The most common question I see authors getting when I go to their talks is about where they get their ideas. It’s kind of a throwaway question, and I don’t listen too hard to the answer. If you’ve read the author’s biography, you know where Clancy’s, King’s, and Weber’s minds are lounging. My favorite is Sue Grafton’s, who mentioned she got into the murder mystery game when she realized how much time she was spending thinking about killing her now ex-husband. Either do it or write about it.
My own field is seeded with decades of comic books, science fiction, movies, Psychology, and other hard sciences. Write what you know can be drawn back into think about what you know. “What if,” the seed of all creative endeavors, is the starting point for a solution to the problem it creates. Be it a journey, a war, or a search for clues, every author has their preferred tools for finding the solution, be it guns, spaceships, or intellect. My own tools so far seem to be knowledge and behavioral manipulation. I won’t say superpowers aren’t forthcoming, because the first novel I wrote, which will debut eventually, uses behavioral manipulation through telepathy.
Which brings me, in a roundabout way, to my forthcoming book, “Bad Habit.” The initial idea was the pairing of two individuals who’s job it is to save the world. An odd couple, buddy cop thriller. One good, a nun, working with one bad, the most evil man in the world (not the final plot of the book, by the way). Evil was a thing I had been having some Facebook conversations about, because one of my friends had posted some articles on some really “evil” (quotes, but uncapitalized) individuals. I made an effort to engage people on the thread for the purpose of teasing out what they really thought was motivating the bad guy’s behavior.
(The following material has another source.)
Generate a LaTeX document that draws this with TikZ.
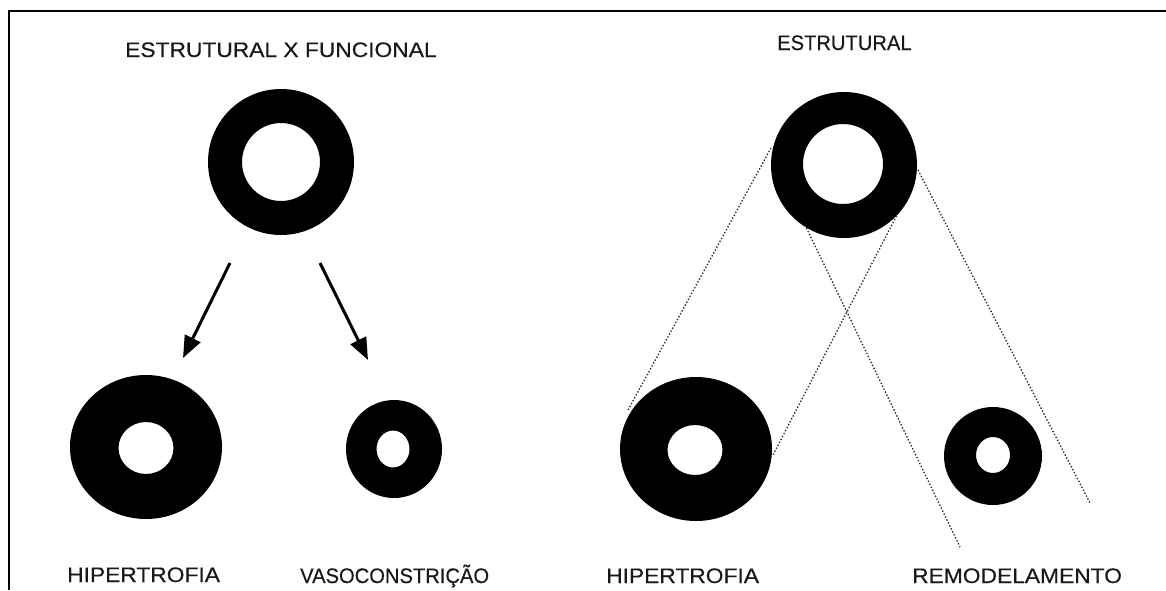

I don’t blame people for holding incompatible ideas in their heads. I’m a Psychologist. I know how commonly humans do that. I know how often I do it. Sometimes the choices we have to make in understanding the world, force hypocrisy upon us. In this particular case, the participants couldn’t really decide whether the bad guy had actual control over his behavior or not.
This is an important distinction. If there is no free will for the bad guy, then at his or her core there is just a force of nature. The bear that attacks you in the wood or the satellite that drops from the heavens onto your head can be just as damaging. That is not to say that that you shouldn’t shoot the bear, step aside for the satellite, or make your best effort to get out of the way of the psychopath, but romanticizing these forces of nature grants them power they don’t deserve after the fact.
If there is free will,…well you’ll have to tell me what you mean by that. We don’t blame four year olds for becoming fidgety in church, because we know they don’t have that control. We know psychopaths are incapable of empathy, so why are we shocked when they act in accordance with that characteristic. Just because you and I can’t exhibit effortless cruelty (assuming you the reader are not a psychopath) doesn’t mean that it’s hard for another. Furthermore, isn’t our empathy controlling our behavior to the point that the psychopath has more variety of behavior possible. He can act as if he has empathy far easier than I can act as if i do not.
Which brought me to the point of asking how to make my bad guy realistic. One thing I’ve always hated about the real, over the top bad guys in movies is how often they’ll kill subordinates who fail them. Aside from being poor leadership in general, I have a hard time believing you’d keep a steady workforce. At the organizational level, evil has to be directed outward, toward other groups. Darth Vader would cease getting the highest quality admirals if he continued force choking those out-witted by Han Solo. Sure, the Empire was the only real game in town, but when your boss is allowed to kill you for the occasional mistake, the best people are going to go with the private sector.
So there’s some of my thoughts on bad guys. What are your thoughts, and more specifically, who’s your favorite bad guy and why?